Extract, exactly, the lines from the line containing "Write the TikZ code for this diagram." to the line containing "(abund) at (763,327.5)", with both lines included and any pictures left out.

▸ Source data:
--- --- ---
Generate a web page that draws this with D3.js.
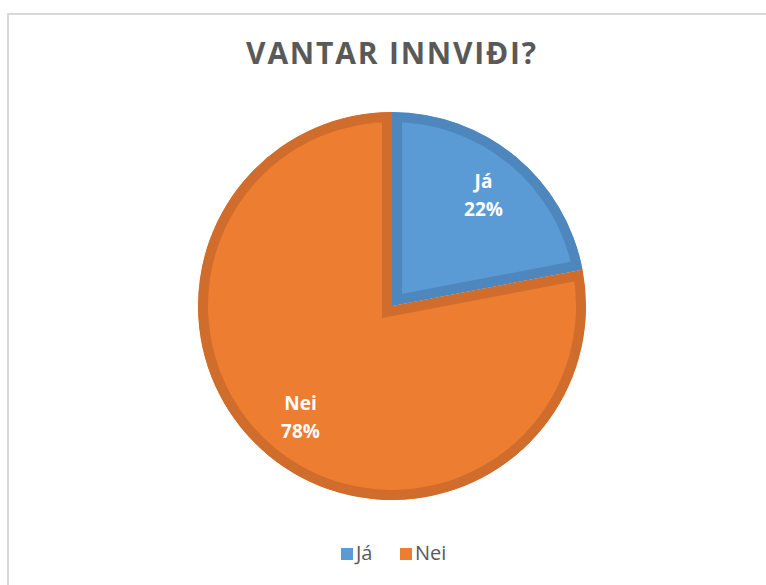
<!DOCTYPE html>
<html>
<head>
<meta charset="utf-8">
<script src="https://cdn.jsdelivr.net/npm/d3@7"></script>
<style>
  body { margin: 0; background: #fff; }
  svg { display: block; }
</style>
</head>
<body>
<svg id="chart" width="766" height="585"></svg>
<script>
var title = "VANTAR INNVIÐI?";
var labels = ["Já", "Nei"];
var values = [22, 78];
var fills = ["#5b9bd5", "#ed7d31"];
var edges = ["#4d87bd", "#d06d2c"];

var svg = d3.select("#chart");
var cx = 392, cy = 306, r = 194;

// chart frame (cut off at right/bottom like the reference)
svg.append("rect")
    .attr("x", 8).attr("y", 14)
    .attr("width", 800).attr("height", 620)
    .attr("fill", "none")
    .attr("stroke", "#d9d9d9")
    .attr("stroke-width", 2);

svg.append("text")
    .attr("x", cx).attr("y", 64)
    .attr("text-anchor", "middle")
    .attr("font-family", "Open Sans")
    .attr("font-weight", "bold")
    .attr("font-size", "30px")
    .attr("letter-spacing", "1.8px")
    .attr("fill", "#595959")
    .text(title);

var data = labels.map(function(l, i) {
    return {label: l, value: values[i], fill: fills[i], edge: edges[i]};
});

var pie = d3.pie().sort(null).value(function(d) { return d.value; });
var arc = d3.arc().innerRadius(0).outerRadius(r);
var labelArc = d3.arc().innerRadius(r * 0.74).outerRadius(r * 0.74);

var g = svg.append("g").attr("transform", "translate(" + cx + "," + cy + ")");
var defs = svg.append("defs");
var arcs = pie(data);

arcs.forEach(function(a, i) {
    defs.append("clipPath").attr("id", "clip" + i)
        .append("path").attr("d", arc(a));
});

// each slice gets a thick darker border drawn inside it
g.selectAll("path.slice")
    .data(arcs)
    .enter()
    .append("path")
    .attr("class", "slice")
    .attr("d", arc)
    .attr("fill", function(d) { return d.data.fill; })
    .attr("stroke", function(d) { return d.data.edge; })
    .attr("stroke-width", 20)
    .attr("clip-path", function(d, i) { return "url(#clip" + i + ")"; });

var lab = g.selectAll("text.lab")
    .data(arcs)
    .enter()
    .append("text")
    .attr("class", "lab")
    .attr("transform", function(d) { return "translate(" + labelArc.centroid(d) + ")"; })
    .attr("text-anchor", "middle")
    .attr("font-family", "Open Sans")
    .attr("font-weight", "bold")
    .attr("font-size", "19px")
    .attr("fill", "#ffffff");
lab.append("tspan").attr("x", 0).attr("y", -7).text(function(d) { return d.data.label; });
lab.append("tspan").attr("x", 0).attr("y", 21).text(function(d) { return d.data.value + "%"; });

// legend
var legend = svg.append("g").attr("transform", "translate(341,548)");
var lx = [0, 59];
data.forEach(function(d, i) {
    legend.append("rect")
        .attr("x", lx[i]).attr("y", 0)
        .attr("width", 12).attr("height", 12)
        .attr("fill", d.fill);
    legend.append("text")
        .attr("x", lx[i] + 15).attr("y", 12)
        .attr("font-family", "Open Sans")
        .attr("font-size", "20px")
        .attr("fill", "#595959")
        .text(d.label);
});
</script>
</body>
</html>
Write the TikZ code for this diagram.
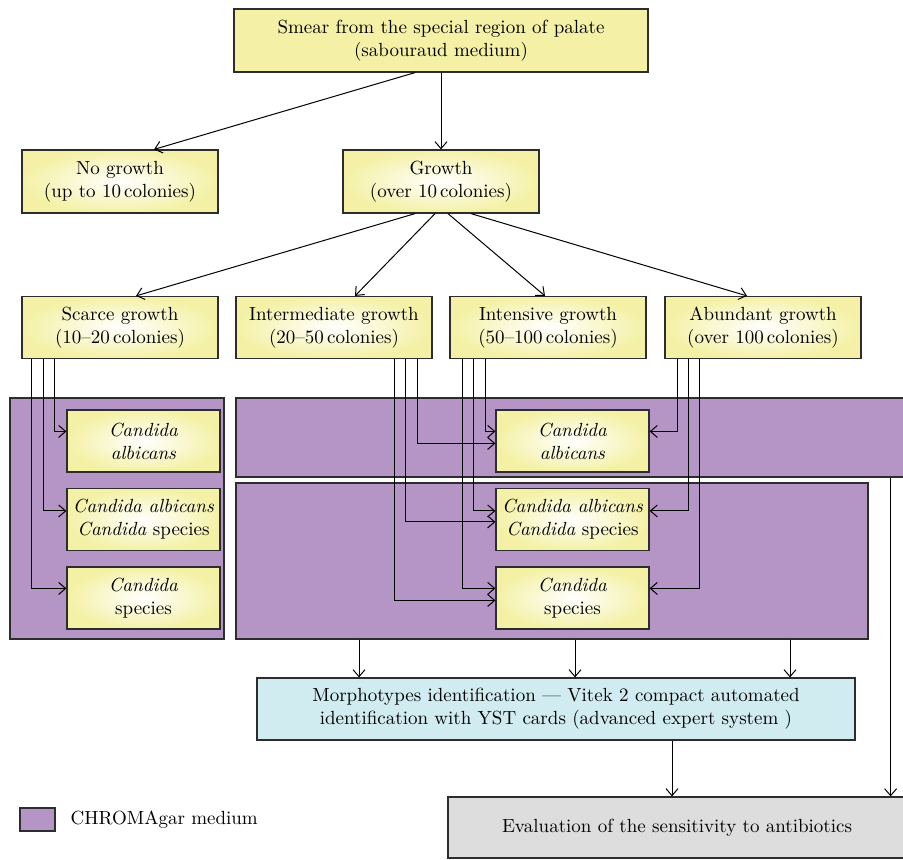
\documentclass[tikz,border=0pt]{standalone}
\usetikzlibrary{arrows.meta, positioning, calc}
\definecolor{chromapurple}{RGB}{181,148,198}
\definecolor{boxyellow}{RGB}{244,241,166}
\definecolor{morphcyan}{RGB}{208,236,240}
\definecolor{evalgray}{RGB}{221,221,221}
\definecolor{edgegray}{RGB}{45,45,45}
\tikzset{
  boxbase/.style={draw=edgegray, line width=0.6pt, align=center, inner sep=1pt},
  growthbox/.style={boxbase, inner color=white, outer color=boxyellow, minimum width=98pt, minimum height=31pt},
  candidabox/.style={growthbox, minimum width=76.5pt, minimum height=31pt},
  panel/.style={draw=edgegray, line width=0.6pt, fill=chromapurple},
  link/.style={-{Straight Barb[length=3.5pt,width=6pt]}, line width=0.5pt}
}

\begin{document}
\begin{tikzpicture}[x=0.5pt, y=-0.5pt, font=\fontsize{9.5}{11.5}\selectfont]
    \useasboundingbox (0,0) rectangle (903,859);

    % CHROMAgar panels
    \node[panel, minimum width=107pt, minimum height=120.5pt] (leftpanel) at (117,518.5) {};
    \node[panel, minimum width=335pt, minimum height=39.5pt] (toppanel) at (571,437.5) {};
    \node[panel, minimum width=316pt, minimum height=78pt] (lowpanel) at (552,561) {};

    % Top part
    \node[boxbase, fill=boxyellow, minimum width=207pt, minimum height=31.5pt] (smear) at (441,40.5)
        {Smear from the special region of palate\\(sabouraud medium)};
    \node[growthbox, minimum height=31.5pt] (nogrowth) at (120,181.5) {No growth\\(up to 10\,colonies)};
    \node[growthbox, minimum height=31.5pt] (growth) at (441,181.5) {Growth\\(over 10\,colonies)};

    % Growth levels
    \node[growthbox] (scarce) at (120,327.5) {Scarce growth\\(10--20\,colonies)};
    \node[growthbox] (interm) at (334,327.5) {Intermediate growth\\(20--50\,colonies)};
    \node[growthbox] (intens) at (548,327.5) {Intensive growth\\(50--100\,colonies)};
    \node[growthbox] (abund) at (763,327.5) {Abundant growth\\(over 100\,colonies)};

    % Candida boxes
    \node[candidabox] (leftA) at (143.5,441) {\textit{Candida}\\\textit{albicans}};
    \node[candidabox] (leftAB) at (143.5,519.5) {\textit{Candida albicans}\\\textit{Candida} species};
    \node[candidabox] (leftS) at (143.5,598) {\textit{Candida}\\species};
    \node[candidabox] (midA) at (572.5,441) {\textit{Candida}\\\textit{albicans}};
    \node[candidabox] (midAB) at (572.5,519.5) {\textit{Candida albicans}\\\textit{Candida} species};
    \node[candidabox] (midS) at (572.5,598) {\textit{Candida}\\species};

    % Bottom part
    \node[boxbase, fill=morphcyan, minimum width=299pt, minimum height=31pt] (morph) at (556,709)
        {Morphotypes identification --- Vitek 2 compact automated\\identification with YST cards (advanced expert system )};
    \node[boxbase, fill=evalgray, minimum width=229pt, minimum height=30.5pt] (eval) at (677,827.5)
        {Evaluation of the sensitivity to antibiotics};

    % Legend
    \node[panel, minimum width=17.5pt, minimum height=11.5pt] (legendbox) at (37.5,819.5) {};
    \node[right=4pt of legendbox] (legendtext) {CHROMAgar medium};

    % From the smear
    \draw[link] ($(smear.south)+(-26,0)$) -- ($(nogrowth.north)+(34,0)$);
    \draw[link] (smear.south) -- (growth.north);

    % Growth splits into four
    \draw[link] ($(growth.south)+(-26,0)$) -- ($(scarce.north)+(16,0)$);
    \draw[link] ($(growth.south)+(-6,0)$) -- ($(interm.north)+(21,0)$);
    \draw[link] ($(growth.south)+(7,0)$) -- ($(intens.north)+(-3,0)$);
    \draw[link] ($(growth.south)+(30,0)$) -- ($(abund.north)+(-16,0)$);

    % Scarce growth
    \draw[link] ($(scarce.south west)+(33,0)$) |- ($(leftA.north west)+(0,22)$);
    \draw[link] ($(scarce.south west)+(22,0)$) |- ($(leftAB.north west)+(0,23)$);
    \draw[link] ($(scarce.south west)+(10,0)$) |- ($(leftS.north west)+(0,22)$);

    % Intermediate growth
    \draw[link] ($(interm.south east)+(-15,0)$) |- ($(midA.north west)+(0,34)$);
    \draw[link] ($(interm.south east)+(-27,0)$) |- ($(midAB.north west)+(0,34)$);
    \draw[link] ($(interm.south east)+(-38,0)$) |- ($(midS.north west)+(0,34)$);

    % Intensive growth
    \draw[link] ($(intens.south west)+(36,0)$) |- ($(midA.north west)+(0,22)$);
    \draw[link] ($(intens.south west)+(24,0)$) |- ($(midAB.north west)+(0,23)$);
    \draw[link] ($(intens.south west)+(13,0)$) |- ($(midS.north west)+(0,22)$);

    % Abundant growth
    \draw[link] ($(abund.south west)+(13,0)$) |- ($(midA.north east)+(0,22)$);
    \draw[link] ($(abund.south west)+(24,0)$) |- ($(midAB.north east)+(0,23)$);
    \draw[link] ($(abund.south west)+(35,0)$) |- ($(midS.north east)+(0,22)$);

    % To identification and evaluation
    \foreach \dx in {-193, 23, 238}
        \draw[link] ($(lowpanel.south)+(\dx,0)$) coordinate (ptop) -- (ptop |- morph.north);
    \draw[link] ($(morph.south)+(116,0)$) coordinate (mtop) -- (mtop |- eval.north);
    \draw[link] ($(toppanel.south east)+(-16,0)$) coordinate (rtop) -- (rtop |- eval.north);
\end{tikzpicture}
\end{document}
--- --- ---
▸ THE OUTPUT:
Write the TikZ code for this diagram.
\documentclass[tikz,border=0pt]{standalone}
\usetikzlibrary{arrows.meta, positioning, calc}
\definecolor{chromapurple}{RGB}{181,148,198}
\definecolor{boxyellow}{RGB}{244,241,166}
\definecolor{morphcyan}{RGB}{208,236,240}
\definecolor{evalgray}{RGB}{221,221,221}
\definecolor{edgegray}{RGB}{45,45,45}
\tikzset{
  boxbase/.style={draw=edgegray, line width=0.6pt, align=center, inner sep=1pt},
  growthbox/.style={boxbase, inner color=white, outer color=boxyellow, minimum width=98pt, minimum height=31pt},
  candidabox/.style={growthbox, minimum width=76.5pt, minimum height=31pt},
  panel/.style={draw=edgegray, line width=0.6pt, fill=chromapurple},
  link/.style={-{Straight Barb[length=3.5pt,width=6pt]}, line width=0.5pt}
}

\begin{document}
\begin{tikzpicture}[x=0.5pt, y=-0.5pt, font=\fontsize{9.5}{11.5}\selectfont]
    \useasboundingbox (0,0) rectangle (903,859);

    % CHROMAgar panels
    \node[panel, minimum width=107pt, minimum height=120.5pt] (leftpanel) at (117,518.5) {};
    \node[panel, minimum width=335pt, minimum height=39.5pt] (toppanel) at (571,437.5) {};
    \node[panel, minimum width=316pt, minimum height=78pt] (lowpanel) at (552,561) {};

    % Top part
    \node[boxbase, fill=boxyellow, minimum width=207pt, minimum height=31.5pt] (smear) at (441,40.5)
        {Smear from the special region of palate\\(sabouraud medium)};
    \node[growthbox, minimum height=31.5pt] (nogrowth) at (120,181.5) {No growth\\(up to 10\,colonies)};
    \node[growthbox, minimum height=31.5pt] (growth) at (441,181.5) {Growth\\(over 10\,colonies)};

    % Growth levels
    \node[growthbox] (scarce) at (120,327.5) {Scarce growth\\(10--20\,colonies)};
    \node[growthbox] (interm) at (334,327.5) {Intermediate growth\\(20--50\,colonies)};
    \node[growthbox] (intens) at (548,327.5) {Intensive growth\\(50--100\,colonies)};
    \node[growthbox] (abund) at (763,327.5) {Abundant growth\\(over 100\,colonies)};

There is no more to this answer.